(Entries with chart source code)
------
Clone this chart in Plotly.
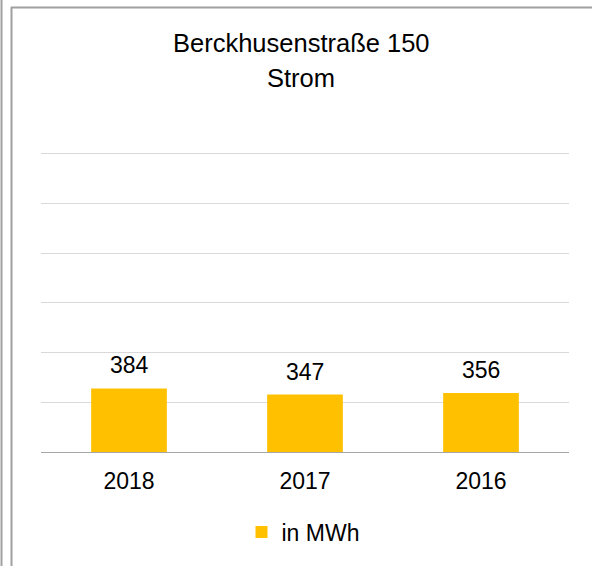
import plotly.graph_objects as go

years = ["2018", "2017", "2016"]
values = [384, 347, 356]
series_name = "in MWh"
title_lines = ["Berckhusenstraße 150", "Strom"]

W, H = 592, 566
L, R, T, B = 41, 23, 149, 114
pw, ph = W - L - R, H - T - B
FONT = "Liberation Sans, Arial"

def px_x(p):
    return (p - L) / pw

def px_y(p):
    return (H - B - p) / ph

fig = go.Figure()
fig.add_trace(go.Bar(
    x=years, y=values, name=series_name,
    marker=dict(color="#FFC000", line=dict(width=0)),
    width=0.43, showlegend=True,
))

for i, yv in enumerate(values):
    fig.add_annotation(x=i, y=yv, text=str(yv), showarrow=False,
                       yanchor="bottom", yshift=8,
                       font=dict(size=23, color="#000000", family=FONT))

for line, cy in zip(title_lines, [43, 78]):
    fig.add_annotation(xref="paper", yref="paper", x=px_x(301), y=px_y(cy),
                       text=line, showarrow=False, xanchor="center", yanchor="middle",
                       font=dict(size=25.5, color="#000000", family=FONT))

line_col = "#a0a0a0"
shapes = [
    dict(type="line", xref="paper", yref="paper", x0=px_x(1.5), x1=px_x(1.5), y0=px_y(0), y1=px_y(H), line=dict(color=line_col, width=2)),
    dict(type="line", xref="paper", yref="paper", x0=px_x(11.5), x1=px_x(11.5), y0=px_y(7), y1=px_y(H), line=dict(color=line_col, width=2)),
    dict(type="line", xref="paper", yref="paper", x0=px_x(11), x1=px_x(W), y0=px_y(7.5), y1=px_y(7.5), line=dict(color=line_col, width=2)),
]

fig.update_layout(
    width=W, height=H,
    margin=dict(l=L, r=R, t=T, b=B),
    paper_bgcolor="white", plot_bgcolor="white",
    font=dict(family=FONT, size=23, color="#000000"),
    xaxis=dict(type="category", range=[-0.5, 2.5], showgrid=False, showline=True,
               linecolor="#a6a6a6", linewidth=1,
               ticks="", tickfont=dict(size=23), ticklabelstandoff=8),
    yaxis=dict(range=[0, 1830], dtick=300, showgrid=True, gridcolor="#d9d9d9", gridwidth=1,
               showticklabels=False, zeroline=False, showline=False),
    legend=dict(orientation="h", x=px_x(303), xanchor="center", y=px_y(532), yanchor="middle",
                font=dict(size=23)),
    shapes=shapes,
    bargap=0.57,
)

fig.write_html("out.html", config={"displayModeBar": False},
               post_script="document.body.style.margin='0';")
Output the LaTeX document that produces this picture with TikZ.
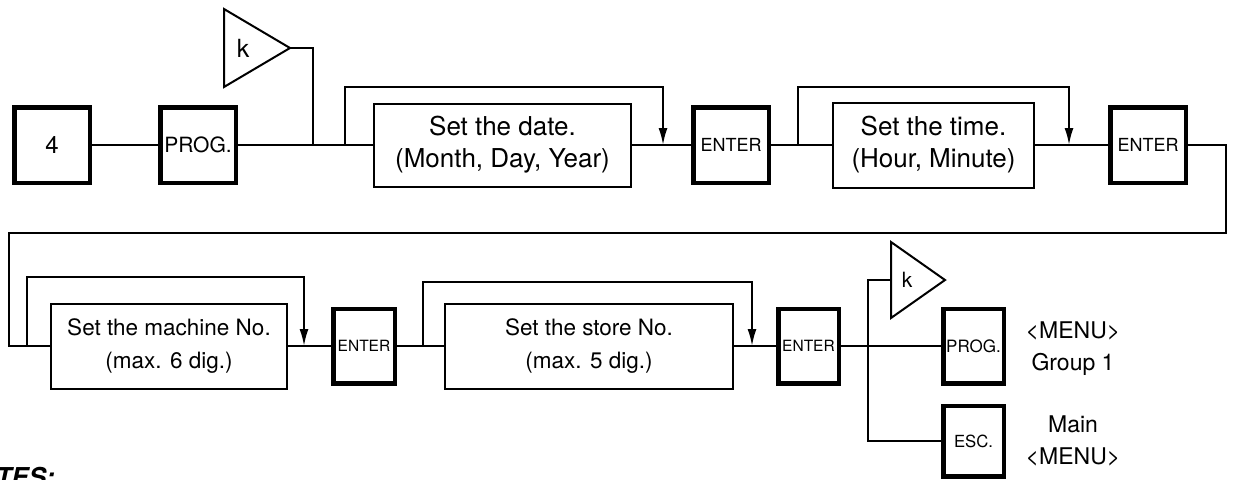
\documentclass[tikz,border=0pt]{standalone}
\usepackage{fontspec}
\setmainfont{TeX Gyre Heros}
\usetikzlibrary{arrows.meta}
\begin{document}
\begin{tikzpicture}[x=1pt,y=-1pt,
  key/.style={draw,line width=4.5pt,inner sep=0pt,minimum width=75.5pt,minimum height=75.5pt},
  skey/.style={draw,line width=4.5pt,inner sep=0pt,minimum width=60.5pt,minimum height=74.5pt},
  setbox/.style={draw,line width=2pt,inner sep=0pt,align=center},
  wire/.style={line width=2pt},
  arr/.style={wire,-{Latex[length=17pt,width=9pt]}},
  tri/.style={draw,line width=2pt,line join=miter},
  big/.style={font=\fontsize{26}{32}\selectfont},
  mid/.style={font=\fontsize{22.5}{33}\selectfont}]
\useasboundingbox (0,0) rectangle (1236,479);
% row 1
\node[key,font=\fontsize{24}{28}\selectfont] (n4) at (52,145) {4};
\node[key,font=\fontsize{21}{24}\selectfont] (prog1) at (198,145) {PROG.};
\node[setbox,big,minimum width=257pt,minimum height=83pt] (date) at (502.5,145) {Set the date.\\(Month, Day, Year)};
\node[key,font=\fontsize{18}{22}\selectfont] (enter1) at (731,145) {ENTER};
\node[setbox,big,minimum width=201pt,minimum height=85pt] (time) at (933.5,145) {Set the time.\\(Hour, Minute)};
\node[key,font=\fontsize{18}{22}\selectfont] (enter2) at (1148,145) {ENTER};
% row 2
\node[setbox,mid,minimum width=236pt,minimum height=85pt] (machine) at (169,346) {Set the machine No.\\(max. 6 dig.)};
\node[skey,minimum width=61.5pt,font=\fontsize{15.5}{20}\selectfont] (enter3) at (364,346) {ENTER};
\node[setbox,mid,minimum width=288pt,minimum height=85pt] (store) at (589,346) {Set the store No.\\(max. 5 dig.)};
\node[skey,font=\fontsize{15.5}{20}\selectfont] (enter4) at (808.5,346) {ENTER};
\node[skey,font=\fontsize{17}{20}\selectfont] (prog2) at (973.5,346) {PROG.};
\node[skey,minimum height=70.5pt,font=\fontsize{16.7}{20}\selectfont] (esc) at (973.5,441) {ESC.};
\node[align=center,font=\fontsize{23}{32}\selectfont] (menu1) at (1073,349) {<MENU>\\Group 1};
\node[align=center,font=\fontsize{23}{32}\selectfont] (menu2) at (1073,441) {Main\\<MENU>};
% k triangles
\draw[tri] (224,9) -- (290,48) -- (224,87) -- cycle;
\node[font=\fontsize{25}{28}\selectfont] (k1lab) at (243,48) {k};
\coordinate (k1) at (290,48);
\draw[tri] (891,242) -- (945,280) -- (891,318) -- cycle;
\node[font=\fontsize{21}{24}\selectfont] (k2lab) at (907,280) {k};
\coordinate (k2) at (891,280);
% coordinates
\coordinate (b1) at (313,145);
\coordinate (l1) at (345,145);
\coordinate (a1) at (663,145);
\coordinate (a1top) at (663,87);
\coordinate (l2) at (798,145);
\coordinate (a2) at (1069,145);
\coordinate (a2top) at (1069,87);
\coordinate (c2) at (1226,233);
\coordinate (c4) at (9,346);
\coordinate (l3) at (27,346);
\coordinate (a3) at (304,346);
\coordinate (a3top) at (304,277);
\coordinate (l4) at (423,346);
\coordinate (a4) at (752,346);
\coordinate (a4top) at (752,282);
\coordinate (b2) at (868,346);
% connectors
\draw[wire] (n4) -- (prog1) -- (date) -- (enter1) -- (time) -- (enter2);
\draw[wire] (k1) -| (b1);
\draw[arr] (l1) |- (a1top) -- (a1);
\draw[arr] (l2) |- (a2top) -- (a2);
\draw[wire] (enter2.east) -| (c2) -| (c4) -- (machine.west);
\draw[wire] (machine) -- (enter3) -- (store) -- (enter4) -- (prog2);
\draw[arr] (l3) |- (a3top) -- (a3);
\draw[arr] (l4) |- (a4top) -- (a4);
\draw[wire] (k2) -| (b2) |- (esc);
% cut-off heading
\begin{scope}
\clip (0,0) rectangle (1236,479);
\node[anchor=base east,inner sep=0pt,font=\fontsize{26}{30}\selectfont\bfseries\itshape] (notes) at (55,486) {NOTES:};
\end{scope}
\end{tikzpicture}
\end{document}
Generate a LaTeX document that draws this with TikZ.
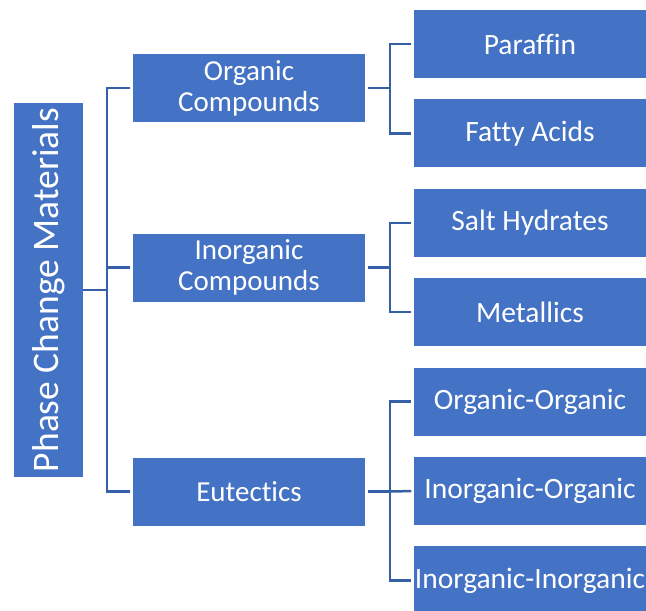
\documentclass[tikz,border=0pt]{standalone}
\usepackage{fontspec}
\setmainfont[Ligatures=NoCommon]{Carlito}
\usepackage{xcolor}
\usetikzlibrary{positioning}
\definecolor{boxblue}{HTML}{4472C4}
\definecolor{linkblue}{HTML}{3560A8}
\tikzset{
  rootbox/.style={
    fill=boxblue,
    rotate=90,
    minimum width=374pt,
    minimum height=69pt,
    inner sep=0pt,
    text=white,
    font=\fontsize{37.5}{44}\selectfont
  },
  groupbox/.style={
    fill=boxblue,
    minimum width=232pt,
    minimum height=68pt,
    inner sep=0pt,
    align=center,
    text=white,
    font=\fontsize{29}{31}\selectfont
  },
  leafbox/.style={
    fill=boxblue,
    minimum width=232pt,
    minimum height=68pt,
    inner sep=0pt,
    text=white,
    font=\fontsize{29.5}{35}\selectfont
  },
  link/.style={draw=linkblue, line width=2.5pt, shorten <=2.5pt}
}

\begin{document}
\begin{tikzpicture}[x=1pt, y=-1pt]
  \useasboundingbox (0,0) rectangle (646,611);
  \clip (0,0) rectangle (646,611);

  \node[rootbox] (pcm) at (48.5,290) {Phase Change Materials};

  \node[groupbox] (organic) at (249,88) {Organic\\Compounds};
  \node[groupbox] (inorganic) at (249,267.5) {Inorganic\\Compounds};
  \node[groupbox] (eutectic) at (249,491.5) {Eutectics};

  \node[leafbox] (paraffin) at (530,44) {Paraffin};
  \node[leafbox, below=21pt of paraffin] (fatty) {Fatty Acids};
  \node[leafbox, below=21pt of fatty] (salt) {Salt Hydrates};
  \node[leafbox, below=21pt of salt] (metal) {Metallics};
  \node[leafbox, below=21pt of metal] (orgorg) {Organic-Organic};
  \node[leafbox, below=21pt of orgorg] (inorgorg) {Inorganic-Organic};
  \node[leafbox, below=21pt of inorgorg] (inorginorg) {Inorganic-Inorganic};

  % root to groups
  \draw[link, shorten <=0pt] (pcm.south) -- ++(24,0) coordinate (rj);
  \draw[link] (organic.west) -| (rj);
  \draw[link] (eutectic.west) -| (rj);
  \draw[link] (inorganic.west) -- (rj |- inorganic);

  % groups to leaves
  \draw[link] (organic.east) -- ++(25,0) coordinate (oj);
  \draw[link] (paraffin.west) -| (oj);
  \draw[link] (fatty.west) -| (oj);

  \draw[link] (inorganic.east) -- ++(25,0) coordinate (ij);
  \draw[link] (salt.west) -| (ij);
  \draw[link] (metal.west) -| (ij);

  \draw[link] (eutectic.east) -- ++(25,0) coordinate (ej);
  \draw[link] (orgorg.west) -| (ej);
  \draw[link] (inorginorg.west) -| (ej);
  \draw[link] (inorgorg.west) -- (ej);
\end{tikzpicture}
\end{document}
------
## Required work:
Retype the records above word for word, from their first line through the line containing "return (H - B - p) / ph", and leave out every picture.

## Exercise response:
Clone this chart in Plotly.
import plotly.graph_objects as go

years = ["2018", "2017", "2016"]
values = [384, 347, 356]
series_name = "in MWh"
title_lines = ["Berckhusenstraße 150", "Strom"]

W, H = 592, 566
L, R, T, B = 41, 23, 149, 114
pw, ph = W - L - R, H - T - B
FONT = "Liberation Sans, Arial"

def px_x(p):
    return (p - L) / pw

def px_y(p):
    return (H - B - p) / ph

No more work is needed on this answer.